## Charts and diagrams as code

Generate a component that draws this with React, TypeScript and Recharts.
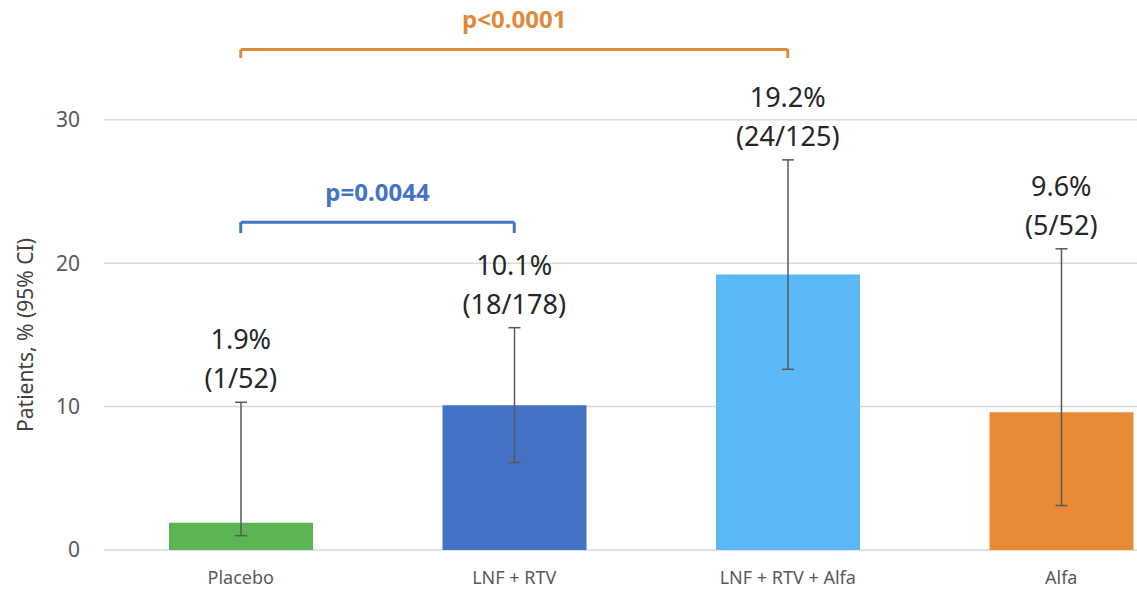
import React from 'react';
import { ComposedChart, Bar, Line, XAxis, YAxis, CartesianGrid, ErrorBar, Cell, LabelList, ReferenceLine } from 'recharts';

const categories = ['Placebo', 'LNF + RTV', 'LNF + RTV + Alfa', 'Alfa'];
const values = [1.9, 10.1, 19.2, 9.6];
const ciLow = [1.0, 6.1, 12.6, 3.1];
const ciHigh = [10.3, 15.5, 27.2, 21.0];
const pctLabels = ['1.9%', '10.1%', '19.2%', '9.6%'];
const countLabels = ['(1/52)', '(18/178)', '(24/125)', '(5/52)'];
const barColors = ['#5AB552', '#4472C4', '#5DB8F7', '#E98B35'];
const yTicks = [0, 10, 20, 30];

const blueBracket = { from: 'Placebo', to: 'LNF + RTV', y: 22.85, tail: 22.1, label: 'p=0.0044', color: '#4472C4' };
const orangeBracket = { from: 'Placebo', to: 'LNF + RTV + Alfa', y: 34.9, tail: 34.3, label: 'p<0.0001', color: '#E08A3A' };

const data = categories.map((c, i) => ({
  name: c,
  value: values[i],
  hi: ciHigh[i],
  err: [values[i] - ciLow[i], ciHigh[i] - values[i]],
}));

const FONT = '"Noto Sans", sans-serif';

const TopLabel = (props: any) => {
  const { x, y, index } = props;
  return (
    <text textAnchor="middle" fill="#262626" fontSize={27} fontFamily={FONT}>
      <tspan x={x} y={y - 63 + 10}>{pctLabels[index]}</tspan>
      <tspan x={x} y={y - 24 + 10}>{countLabels[index]}</tspan>
    </text>
  );
};

const YLabel = () => (
  <text x={25} y={335} transform="rotate(-90 25 335)" textAnchor="middle" dominantBaseline="central" fill="#404040" fontSize={21} fontFamily={FONT}>
    Patients, % (95% CI)
  </text>
);

const bracket = (b: typeof blueBracket) => [
  <ReferenceLine key={b.label + 'h'} segment={[{ x: b.from, y: b.y }, { x: b.to, y: b.y }]} stroke={b.color} strokeWidth={3}
    label={{ value: b.label, position: 'top', offset: 21, fill: b.color, fontSize: 24, fontWeight: 700, fontFamily: FONT }} />,
  <ReferenceLine key={b.label + 'l'} segment={[{ x: b.from, y: b.y }, { x: b.from, y: b.tail }]} stroke={b.color} strokeWidth={3} />,
  <ReferenceLine key={b.label + 'r'} segment={[{ x: b.to, y: b.y }, { x: b.to, y: b.tail }]} stroke={b.color} strokeWidth={3} />,
];

export default function App() {
  return (
    <div style={{ position: 'absolute', left: 0, top: 0, width: 1137, height: 593, overflow: 'hidden', background: '#fff' }}>
      <ComposedChart width={1198} height={593} data={data} margin={{ top: 48, right: 0, bottom: 13, left: 0 }} style={{ fontFamily: FONT }}>
        <CartesianGrid vertical={false} stroke="#D9D9D9" strokeWidth={1.5} horizontalValues={yTicks} />
        <XAxis dataKey="name" axisLine={false} tickLine={false} tickSize={6} tickMargin={15} height={30}
          tick={{ fill: '#595959', fontSize: 18, fontFamily: FONT }} />
        <YAxis domain={[0, 35]} ticks={yTicks} width={104} axisLine={false} tickLine={false} tickSize={6} tickMargin={18}
          tick={{ fill: '#595959', fontSize: 21, fontFamily: FONT }} label={<YLabel />} allowDataOverflow />
        <Bar dataKey="value" barSize={144} isAnimationActive={false}>
          {data.map((d, i) => <Cell key={d.name} fill={barColors[i]} />)}
          <ErrorBar dataKey="err" stroke="#595959" strokeWidth={1.5} width={6} />
        </Bar>
        <Line dataKey="hi" stroke="none" dot={false} activeDot={false} isAnimationActive={false}>
          <LabelList dataKey="hi" content={<TopLabel />} />
        </Line>
        {bracket(blueBracket)}
        {bracket(orangeBracket)}
      </ComposedChart>
    </div>
  );
}
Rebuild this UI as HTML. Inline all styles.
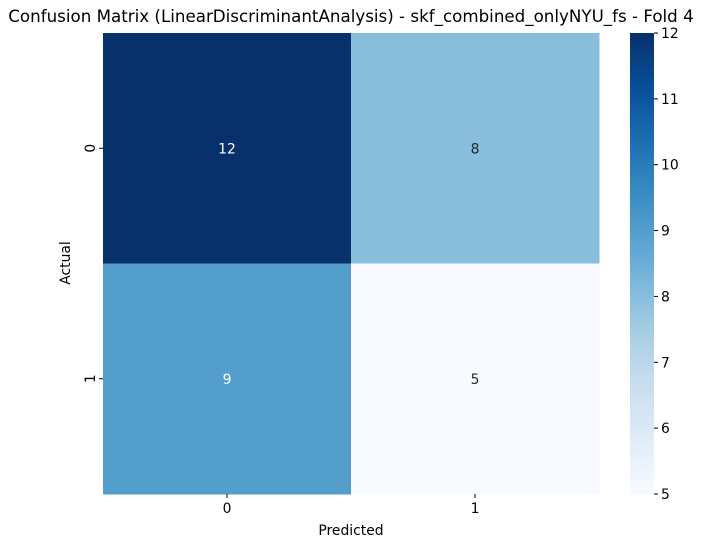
<!DOCTYPE html>
<html><head><meta charset="utf-8"><style>
body{margin:0;background:#fff;}
svg text{font-family:"DejaVu Sans","Liberation Sans",sans-serif;}
</style></head><body>
<svg width="702" height="547" xmlns="http://www.w3.org/2000/svg">
<defs>
<linearGradient id="blues" x1="0" y1="1" x2="0" y2="0">
<stop offset="0" stop-color="#f7fbff"/><stop offset="0.125" stop-color="#deebf7"/>
<stop offset="0.25" stop-color="#c6dbef"/><stop offset="0.375" stop-color="#9ecae1"/>
<stop offset="0.5" stop-color="#6baed6"/><stop offset="0.625" stop-color="#4292c6"/>
<stop offset="0.75" stop-color="#2171b5"/><stop offset="0.875" stop-color="#08519c"/>
<stop offset="1" stop-color="#08306b"/>
</linearGradient>
</defs>
<text x="351" y="22" font-size="16.7" text-anchor="middle">Confusion Matrix (LinearDiscriminantAnalysis) - skf_combined_onlyNYU_fs - Fold 4</text>
<g id="cells"></g>
<g id="axes"></g>
<rect x="630" y="33" width="24" height="461" fill="url(#blues)"/>
<g id="cbar"></g>
<text x="351" y="535" font-size="13.9" text-anchor="middle">Predicted</text>
<text x="0" y="0" font-size="13.9" text-anchor="middle" transform="translate(70,263) rotate(-90)">Actual</text>
</svg>
<script>
const labels = ["0","1"];
const matrix = [[12,8],[9,5]];
const cbarTicks = [5,6,7,8,9,10,11,12];
const vmin = 5, vmax = 12;
const NS="http://www.w3.org/2000/svg";
const X0=103,Y0=33,W=496,H=461;
const cw=W/labels.length, ch=H/labels.length;
const stops=[[247,251,255],[222,235,247],[198,219,239],[158,202,225],[107,174,214],[66,146,198],[33,113,181],[8,81,156],[8,48,107]];
function color(v){let t=(v-vmin)/(vmax-vmin)*(stops.length-1);let i=Math.min(Math.floor(t),stops.length-2);let f=t-i;
 const c=stops[i].map((a,k)=>Math.round(a+(stops[i+1][k]-a)*f));return `rgb(${c.join(',')})`;}
function mk(tag,attrs,parent){const e=document.createElementNS(NS,tag);for(const k in attrs)e.setAttribute(k,attrs[k]);parent.appendChild(e);return e;}
const cells=document.getElementById('cells'),axes=document.getElementById('axes'),cb=document.getElementById('cbar');
matrix.forEach((row,r)=>row.forEach((v,c)=>{
 const rc=mk('rect',{x:X0+c*cw,y:Y0+r*ch,width:cw+0.5,height:ch+0.5,fill:color(v)},cells);
 
 
 const t=mk('text',{x:X0+(c+0.5)*cw,y:Y0+(r+0.5)*ch+5,'font-size':13.9,'text-anchor':'middle',fill:(v-vmin)/(vmax-vmin)>0.5?'#fff':'#262626'},cells);
 t.textContent=v;
 
 
}));
labels.forEach((l,i)=>{
 const x=X0+(i+0.5)*cw;
 mk('line',{x1:x,x2:x,y1:Y0+H,y2:Y0+H+4,stroke:'#000'},axes);
 const t=mk('text',{x:x,y:Y0+H+19,'font-size':13.9,'text-anchor':'middle'},axes);t.textContent=l;
 
 
 const y=Y0+(i+0.5)*ch;
 mk('line',{x1:X0-4,x2:X0,y1:y,y2:y,stroke:'#000'},axes);
 const ty=mk('text',{x:0,y:0,'font-size':13.9,'text-anchor':'middle',transform:`translate(${X0-8},${y}) rotate(-90)`},axes);ty.textContent=l;
 
 
});
cbarTicks.forEach(v=>{
 const y=Y0+H-(v-vmin)/(vmax-vmin)*H;
 mk('line',{x1:654,x2:658,y1:y,y2:y,stroke:'#000'},cb);
 const t=mk('text',{x:661,y:y+5,'font-size':13.9},cb);t.textContent=v;
 
 
});
</script>
</body></html>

## PROBLEM REQUIREMENTS
Exactly as written, repeat the lines from the beginning of the entries up to and including the line with "Cell, LabelList, ReferenceLine", but not the pictures.

## FULL ANSWER
Generate a component that draws this with React, TypeScript and Recharts.
import React from 'react';
import { ComposedChart, Bar, Line, XAxis, YAxis, CartesianGrid, ErrorBar, Cell, LabelList, ReferenceLine } from 'recharts';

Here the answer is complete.